Boy, I’ve been working hard! I’m spending all my
spare moments storing food for the winter. All the apples, pears, plums
and quinces from the allotment, the runner beans, courgettes, tomatoes,
onions, beetroots, and other people’s windfalls too, as well as foraged
berries, are being wrapped, chopped, boiled, pickled, jammed, brewed,
frozen and stored away for the winter months. Why? Perhaps because it’s
been an abundant harvest, perhaps because I’ve reached a new level of
competence/obsession. It’s extreme.
As I spend yet another evening with my face over splattering vats of vinegar, I often ask myself whether it’s worth it. I can pop down to the shops and buy this stuff, for not much more than it costs me. Certainly, if you build in my time, it’s not worth it at all. So what’s it about? Part of me wants to develop skills that I feel we’re going to need some time soon. Part of me is almost invoking the spirit of my pre-supermarket forebears, who had to do this to alleviate winter food boredom, and I can also feel their joy and gratitude for the food that sustains our lives.
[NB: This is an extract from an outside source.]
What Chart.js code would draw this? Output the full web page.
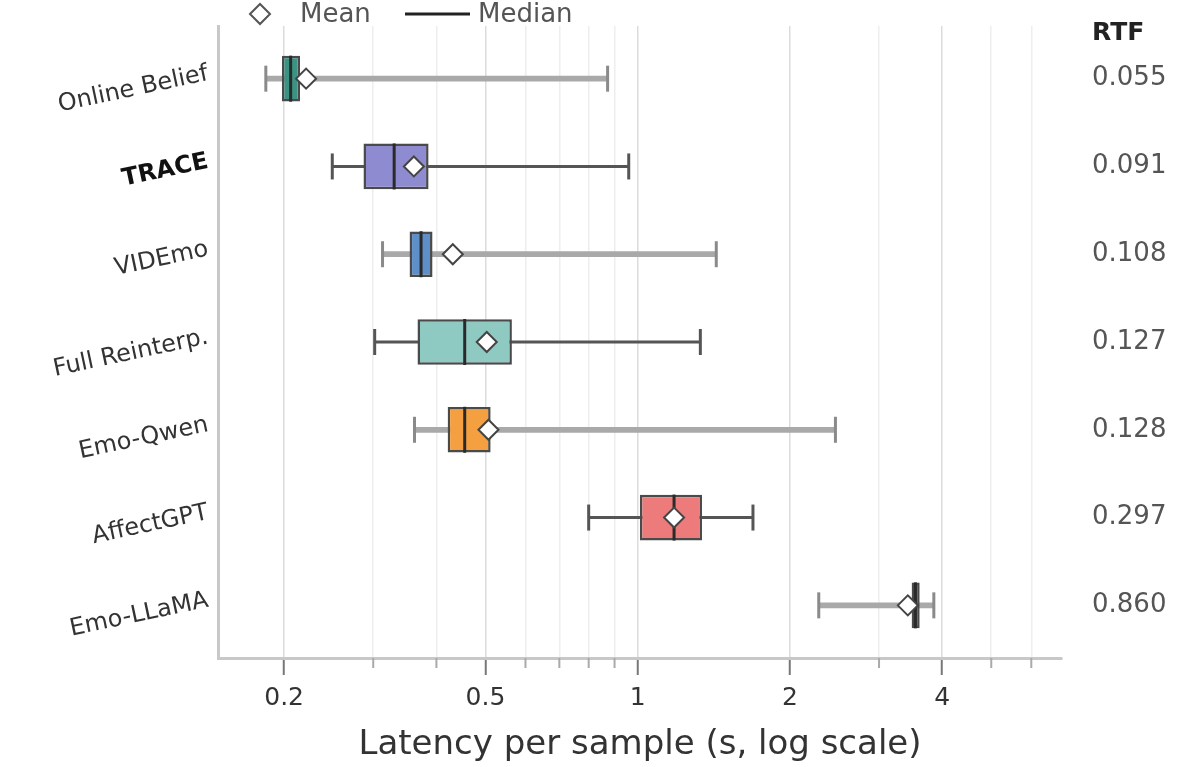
<!DOCTYPE html>
<html>
<head>
<meta charset="utf-8">
<script src="https://cdn.jsdelivr.net/npm/chart.js@4.4.1/dist/chart.umd.min.js"></script>
<style>
  html, body { margin: 0; padding: 0; background: #fff; }
  #wrap { width: 1200px; height: 767px; position: relative; }
</style>
</head>
<body>
<div id="wrap"><canvas id="latencyChart"></canvas></div>
<script>
// latency per sample (seconds)
const categories = ['Online Belief', 'TRACE', 'VIDEmo', 'Full Reinterp.', 'Emo-Qwen', 'AffectGPT', 'Emo-LLaMA'];
const whiskerLow = [0.184, 0.249, 0.313, 0.302, 0.362, 0.80, 2.28];
const q1 = [0.198, 0.287, 0.354, 0.367, 0.421, 1.01, 3.48];
const median = [0.206, 0.330, 0.373, 0.455, 0.455, 1.18, 3.54];
const q3 = [0.215, 0.386, 0.393, 0.564, 0.512, 1.34, 3.61];
const whiskerHigh = [0.872, 0.960, 1.43, 1.33, 2.46, 1.69, 3.85];
const mean = [0.221, 0.361, 0.431, 0.503, 0.507, 1.18, 3.42];
const rtf = ['0.055', '0.091', '0.108', '0.127', '0.128', '0.297', '0.860'];

const xTickValues = [0.2, 0.3, 0.4, 0.5, 0.6, 0.7, 0.8, 0.9, 1, 2, 3, 4, 5, 6];
const xTickLabels = ['0.2', '0.5', '1', '2', '4'];

// styling
const boxColors = ['#3b9384', '#8f8bd0', '#5f8fc8', '#8fcac2', '#f4a040', '#ee7b7b', '#555555'];
const lightWhisker = [true, false, true, false, true, false, true];

Chart.defaults.font.family = 'DejaVu Sans';

const isMajor = v => xTickLabels.includes(String(v));

function rowTicks(scale) {
    scale.ticks = categories.map((c, i) => ({ value: i }));
}

function noPad(scale) {
    scale.paddingTop = 0;
    scale.paddingBottom = 0;
}

function whiskerData(light) {
    const pts = [];
    categories.forEach((c, i) => {
        if (lightWhisker[i] === light) pts.push({ y: i, x: [whiskerLow[i], whiskerHigh[i]] });
    });
    return pts;
}

const capPoints = [];
const capColors = [];
categories.forEach((c, i) => {
    capPoints.push({ x: whiskerLow[i], y: i }, { x: whiskerHigh[i], y: i });
    const col = lightWhisker[i] ? '#8a8a8a' : '#555555';
    capColors.push(col, col);
});

// minor tick marks, RTF header and the legend
const extras = {
    id: 'extras',
    afterDraw(chart) {
        const ctx = chart.ctx;
        const xs = chart.scales.x;
        const area = chart.chartArea;
        ctx.save();
        ctx.strokeStyle = '#aaaaaa';
        ctx.lineWidth = 2;
        xTickValues.filter(v => !isMajor(v)).forEach(v => {
            const px = xs.getPixelForValue(v);
            ctx.beginPath();
            ctx.moveTo(px, area.bottom);
            ctx.lineTo(px, area.bottom + 10);
            ctx.stroke();
        });

        const y2 = chart.scales.y2;
        ctx.fillStyle = '#222';
        ctx.font = 'bold 25px "DejaVu Sans"';
        ctx.textAlign = 'left';
        ctx.textBaseline = 'middle';
        ctx.fillText('RTF', y2.left + 30, 33);

        // legend
        ctx.fillStyle = '#fff';
        ctx.fillRect(238, 0, 362, 25);
        ctx.beginPath();
        ctx.moveTo(250, 14);
        ctx.lineTo(260, 4);
        ctx.lineTo(270, 14);
        ctx.lineTo(260, 24);
        ctx.closePath();
        ctx.fillStyle = '#fff';
        ctx.fill();
        ctx.strokeStyle = '#555';
        ctx.lineWidth = 2;
        ctx.stroke();
        ctx.fillStyle = '#555';
        ctx.font = '26px "DejaVu Sans"';
        ctx.fillText('Mean', 300, 15);
        ctx.strokeStyle = '#222';
        ctx.lineWidth = 3;
        ctx.beginPath();
        ctx.moveTo(405, 14);
        ctx.lineTo(470, 14);
        ctx.stroke();
        ctx.fillText('Median', 478, 15);
        ctx.restore();
    }
};

const rowScale = {
    type: 'linear',
    min: -0.6,
    max: 6.6,
    offset: false,
    reverse: true,
    afterBuildTicks: rowTicks
};

new Chart(document.getElementById('latencyChart'), {
    type: 'bar',
    data: {
        datasets: [
            {
                type: 'scatter',
                label: 'Mean',
                data: categories.map((c, i) => ({ x: mean[i], y: i })),
                pointStyle: 'rectRot',
                pointRadius: 10,
                pointHoverRadius: 10,
                pointBackgroundColor: '#ffffff',
                pointBorderColor: '#444444',
                pointBorderWidth: 2,
                order: 0
            },
            {
                type: 'scatter',
                label: 'Median',
                data: categories.map((c, i) => ({ x: median[i], y: i })),
                pointStyle: 'line',
                pointRotation: 90,
                pointRadius: 23,
                pointHoverRadius: 23,
                pointBorderColor: '#2a2a2a',
                pointBorderWidth: 3,
                order: 1
            },
            {
                type: 'scatter',
                label: 'Caps',
                data: capPoints,
                pointStyle: 'line',
                pointRotation: 90,
                pointRadius: 13,
                pointHoverRadius: 13,
                pointBorderColor: capColors,
                pointBorderWidth: 3,
                order: 2
            },
            {
                label: 'Box',
                data: categories.map((c, i) => ({ y: i, x: [q1[i], q3[i]] })),
                backgroundColor: boxColors,
                borderColor: '#4a4a4a',
                borderWidth: 2.5,
                borderSkipped: false,
                grouped: false,
                categoryPercentage: 1,
                barPercentage: 0.52,
                order: 3
            },
            {
                label: 'Whisker light',
                data: whiskerData(true),
                backgroundColor: '#a9a9a9',
                grouped: false,
                categoryPercentage: 1,
                barPercentage: 0.065,
                order: 4
            },
            {
                label: 'Whisker dark',
                data: whiskerData(false),
                backgroundColor: '#555555',
                grouped: false,
                categoryPercentage: 1,
                barPercentage: 0.035,
                order: 4
            }
        ]
    },
    options: {
        indexAxis: 'y',
        responsive: true,
        maintainAspectRatio: false,
        animation: false,
        layout: { padding: { top: 20, left: 0, right: 0, bottom: 0 } },
        plugins: {
            legend: { display: false },
            tooltip: { enabled: false }
        },
        scales: {
            x: {
                type: 'logarithmic',
                position: 'bottom',
                min: 0.148,
                max: 6.9,
                afterBuildTicks: scale => {
                    scale.ticks = xTickValues.map(v => ({ value: v }));
                },
                afterFit: scale => { scale.height = 109; },
                border: { display: true, color: '#c8c8c8', width: 3 },
                grid: {
                    color: ctx => (ctx.tick && isMajor(ctx.tick.value)) ? '#dcdcdc' : '#eeeeee',
                    lineWidth: 1.5,
                    drawTicks: true,
                    tickLength: 17,
                    tickWidth: 2,
                    tickColor: ctx => (ctx.tick && isMajor(ctx.tick.value)) ? '#777777' : 'rgba(0,0,0,0)'
                },
                ticks: {
                    autoSkip: false,
                    maxRotation: 0,
                    padding: 8,
                    color: '#333',
                    font: { size: 25 },
                    callback: v => isMajor(v) ? String(v) : ''
                },
                title: {
                    display: true,
                    text: 'Latency per sample (s, log scale)',
                    color: '#333',
                    font: { size: 34 },
                    padding: { top: 0, bottom: 1 }
                }
            },
            y: Object.assign({}, rowScale, {
                position: 'left',
                afterFit: scale => { scale.width = 218; noPad(scale); },
                border: { display: true, color: '#c8c8c8', width: 3 },
                grid: { display: false, drawTicks: false },
                ticks: {
                    autoSkip: false,
                    minRotation: 12,
                    maxRotation: 12,
                    padding: 10,
                    labelOffset: -5,
                    color: ctx => (ctx.tick && categories[ctx.tick.value] === 'TRACE') ? '#111' : '#333',
                    font: ctx => ({
                        size: 24,
                        weight: (ctx.tick && categories[ctx.tick.value] === 'TRACE') ? 'bold' : 'normal'
                    }),
                    callback: v => categories[v]
                }
            }),
            y2: Object.assign({}, rowScale, {
                position: 'right',
                afterFit: scale => { scale.width = 138; noPad(scale); },
                border: { display: false },
                grid: { display: false, drawTicks: false },
                ticks: {
                    autoSkip: false,
                    padding: 30,
                    color: '#555',
                    font: { size: 26 },
                    callback: v => rtf[v]
                }
            })
        }
    },
    plugins: [extras]
});
</script>
</body>
</html>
But mainly, increasingly, I want to preserve food for its own
sake. As we live more and more from the food I grow on the allotment I
can feel in advance the taste of sunshine in the autumn raspberries
taken from the freezer in February. I can taste the summer echo in my
tomato pickle eaten with a root stew in March. The damson jam will be
brilliant on hot toast on a cold day. And of course some of it will go
as presents.
Really, I wouldn’t have it any other way. Next year I’ll just have to make sure I set aside time in September to focus on preserving, just as I prioritized vegetable growing in March and April this year and bees in May and June.
Such deep pleasure, even just in anticipation! Is it possible that by simplifying we are inviting more abundance and happiness? It’s all a great mystery.